The misconception that you cannot control your weight and that it is your metabolism that sets it is all too common. This is perpetuated by the way that some people eat a lot in public, perhaps at social events, but are very slim. Or they eat a large evening meal but don’t seem to gain weight. Meanwhile, other people order just a salad while out with friends, but are heavier than their counterparts who seemingly consume a lot of food.
What’s important to remember is that you can’t judge someone by just one or two meals. That big meal could be all they have eaten all day or they may have been exercising hard to eat it. Meanwhile, the heavier person eating the salad may have been drinking energy drinks all day or may have a lot of calorie-dense dressing on the salad.
Despite all of this, it is easy to fall into this “broken metabolism” trap.

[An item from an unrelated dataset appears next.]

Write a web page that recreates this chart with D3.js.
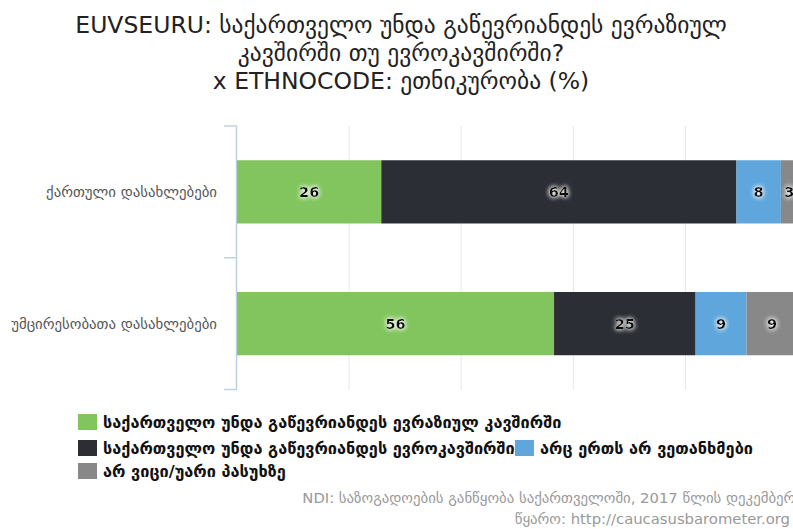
<!DOCTYPE html>
<html lang="ka">
<head>
    <meta charset="UTF-8">
    <title>EUVSEURU x ETHNOCODE</title>
    <script src="https://d3js.org/d3.v7.min.js"></script>
    <style>
        body { margin: 0; background: #fff; overflow: hidden; }
        svg { display: block; font-family: "DejaVu Sans", sans-serif; }
        .title { fill: #222; font-size: 23.5px; text-anchor: middle; }
        .cat-label { fill: #555; font-size: 14.8px; text-anchor: end; }
        .bar-label { fill: #111; font-size: 14.5px; font-weight: bold; text-anchor: middle; }
        .legend-text { fill: #111; font-size: 16.3px; font-weight: bold; }
        .source { fill: #999; font-size: 14.8px; text-anchor: end; }
    </style>
</head>
<body>
<svg id="chart" width="793" height="529"></svg>
<script>
    const titleLines = [
        "EUVSEURU: საქართველო უნდა გაწევრიანდეს ევრაზიულ",
        "კავშირში თუ ევროკავშირში?",
        "x ETHNOCODE: ეთნიკურობა (%)"
    ];
    const categories = ["ქართული დასახლებები", "უმცირესობათა დასახლებები"];
    const seriesNames = [
        "საქართველო უნდა გაწევრიანდეს ევრაზიულ კავშირში",
        "საქართველო უნდა გაწევრიანდეს ევროკავშირში",
        "არც ერთს არ ვეთანხმები",
        "არ ვიცი/უარი პასუხზე"
    ];
    const seriesColors = ["#82c55e", "#2b2e34", "#5ea6db", "#888888"];
    const eurasian = [26, 56];
    const eu = [64, 25];
    const neither = [8, 9];
    const dontKnow = [3, 9];
    const gridTicks = [0, 20, 40, 60, 80, 100];
    const sourceLines = [
        "NDI: საზოგადოების განწყობა საქართველოში, 2017 წლის დეკემბერი",
        "წყარო: http://caucasusbarometer.org"
    ];

    const svg = d3.select("#chart");

    // percent axis; the chart runs a little past the right edge of the window
    const x = d3.scaleLinear().domain([0, 1]).range([237, 797.5]);
    const y = d3.scaleBand().domain(categories).range([126, 389.5])
        .paddingInner(0.52).paddingOuter(0.26);

    // title
    svg.selectAll(".title").data(titleLines).enter().append("text")
        .attr("class", "title")
        .attr("x", 401)
        .attr("y", (d, i) => 33 + i * 28)
        .text(d => d);

    // gridlines
    svg.append("g").selectAll("line").data(gridTicks.slice(1)).enter().append("line")
        .attr("x1", d => x(d / 100)).attr("x2", d => x(d / 100))
        .attr("y1", 126).attr("y2", 389.5)
        .attr("stroke", "#e6e6e6").attr("stroke-width", 1);

    // category axis with ticks at band boundaries
    const axisColor = "#c0d0e3";
    const bounds = [0, 1, 2].map(i => y.range()[0] + i * y.step());
    svg.append("line")
        .attr("x1", x(0) - 0.5).attr("x2", x(0) - 0.5)
        .attr("y1", y.range()[0]).attr("y2", y.range()[1])
        .attr("stroke", axisColor).attr("stroke-width", 1.5);
    svg.append("g").selectAll("line").data(bounds).enter().append("line")
        .attr("x1", x(0) - 13).attr("x2", x(0))
        .attr("y1", d => d).attr("y2", d => d)
        .attr("stroke", axisColor).attr("stroke-width", 1.5);

    svg.append("g").selectAll("text").data(categories).enter().append("text")
        .attr("class", "cat-label")
        .attr("x", 217)
        .attr("y", d => y(d) + y.bandwidth() / 2)
        .attr("dy", "0.35em")
        .text(d => d);

    // stacked bars, normalised to 100% per row
    const table = categories.map((c, i) => ({
        cat: c, s0: eurasian[i], s1: eu[i], s2: neither[i], s3: dontKnow[i]
    }));
    const keys = ["s0", "s1", "s2", "s3"];
    const layers = d3.stack().keys(keys).offset(d3.stackOffsetExpand)(table);

    const defs = svg.append("defs");
    const glow = defs.append("filter").attr("id", "glow")
        .attr("x", "-50%").attr("y", "-50%").attr("width", "200%").attr("height", "200%");
    glow.append("feGaussianBlur").attr("in", "SourceAlpha").attr("stdDeviation", 2.5).attr("result", "b");
    glow.append("feFlood").attr("flood-color", "#fff").attr("flood-opacity", 1);
    glow.append("feComposite").attr("in2", "b").attr("operator", "in").attr("result", "g");
    const merge = glow.append("feMerge");
    merge.append("feMergeNode").attr("in", "g");
    merge.append("feMergeNode").attr("in", "g");
    merge.append("feMergeNode").attr("in", "SourceGraphic");

    const layerG = svg.append("g").selectAll("g").data(layers).enter().append("g")
        .attr("fill", (d, i) => seriesColors[i]);
    layerG.selectAll("rect").data(d => d).enter().append("rect")
        .attr("x", d => x(d[0]))
        .attr("y", d => y(d.data.cat))
        .attr("width", d => x(d[1]) - x(d[0]))
        .attr("height", y.bandwidth());

    const labelG = svg.append("g");
    layers.forEach(layer => {
        labelG.selectAll(null).data(layer).enter().append("text")
            .attr("class", "bar-label")
            .attr("filter", "url(#glow)")
            .attr("x", d => (x(d[0]) + x(d[1])) / 2)
            .attr("y", d => y(d.data.cat) + y.bandwidth() / 2)
            .attr("dy", "0.36em")
            .text(d => d.data[layer.key]);
    });

    // legend
    const legendPos = [[78, 422], [78, 448], [515, 448], [78, 471]];
    const legend = svg.append("g").selectAll("g").data(seriesNames).enter().append("g")
        .attr("transform", (d, i) => `translate(${legendPos[i][0]},${legendPos[i][1]})`);
    legend.append("rect")
        .attr("x", 0).attr("y", -8).attr("width", 19).attr("height", 16)
        .attr("fill", (d, i) => seriesColors[i]);
    legend.append("text")
        .attr("class", "legend-text")
        .attr("x", 25).attr("dy", "0.35em")
        .text(d => d);
    // blue square sits on top of the previous item's text
    legend.filter((d, i) => i === 2).raise();

    // source
    svg.selectAll(".source").data(sourceLines).enter().append("text")
        .attr("class", "source")
        .attr("x", (d, i) => i === 0 ? 803 : 790)
        .attr("y", (d, i) => 503 + i * 21)
        .text(d => d);
</script>
</body>
</html>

There is some truth to the idea that the metabolism slows down when you diet. If you eat less, the body will slightly downregulate. When you are supplying it less fuel, it will instinctively try to use less energy—you’ll feel a little cooler, you’ll fidget less, and you’ll burn fewer calories.

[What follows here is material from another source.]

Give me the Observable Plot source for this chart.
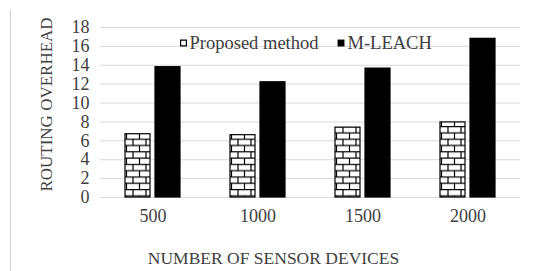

However, the impact of this is far lower than most people expect and accounts for maybe 100 calories per day. You can easily offset that change by going for a walk or getting a little extra exercise in the gym.
When you lose weight, you will also find that because you are carrying less weight, you burn fewer calories. Essentially, a smaller body requires less energy. Yes, your metabolism is “slower” in that respect when you diet.3 That does not mean it is broken or has slowed down in a negative manner. Rather, it’s working as intended.
You do not have to accept being a certain weight just because that’s where you are now.
So, it’s been established that some people do have faster metabolisms than others but that the difference is small between individuals with the same basic statistics (age, weight, height). However, there are things that can be done to boost metabolism.
Being active is one of the best activities for boosting metabolism. Regular cardiovascular activity and weight training can help build muscle mass and increase metabolic rate. While you’re moving, you are burning more energy.4
Boosting Metabolism with Essential Oils
Another option for kickstarting metabolism is to try essential oils. Peppermint, fennel seed, and cinnamon essential oils can be great for boosting metabolism, curbing appetite, and consequently promoting fat loss.5,6,7
According to studies, some of the active ingredients in cinnamon essential oil interact with insulin receptors in cells in a way that encourages cells to take up sugar from the bloodstream, boosting energy.
Some essential oils are known to act as diuretics, which means that people who use them may lose weight quite quickly early on but much of the weight loss would be water weight. This is something that the marketers cater to because it means that users will see big results quite quickly. However, these results are not long-lasting.
If the individual stops using the essential oil or no longer adhere to their diet or exercise regimen, they will regain the water weight quickly. The good thing about fat loss, however, is that if you do it slowly, the changes tend to become a habit.
Someone may use cinnamon or peppermint essential oils to reduce sugar cravings for the first several weeks, then find that after they have stopped eating sugar for a while, they no longer crave it.
In addition to using essential oils and exercising to boost metabolism, remember that it’s important to be mindful of how much you eat because little things add up.
Once you understand the way that your metabolism works and the numbers that drive the calculations, you are in a much better position to take control of your body. Weight loss is just a matter of numbers. Everything else—Keto, Atkins, fasting, juice cleanses—is just noise that confuses the scientific core that drives weight loss.
Metabolism is not some great mystery. You have the power to take control of it and build a strong, lean, fit, and healthy body.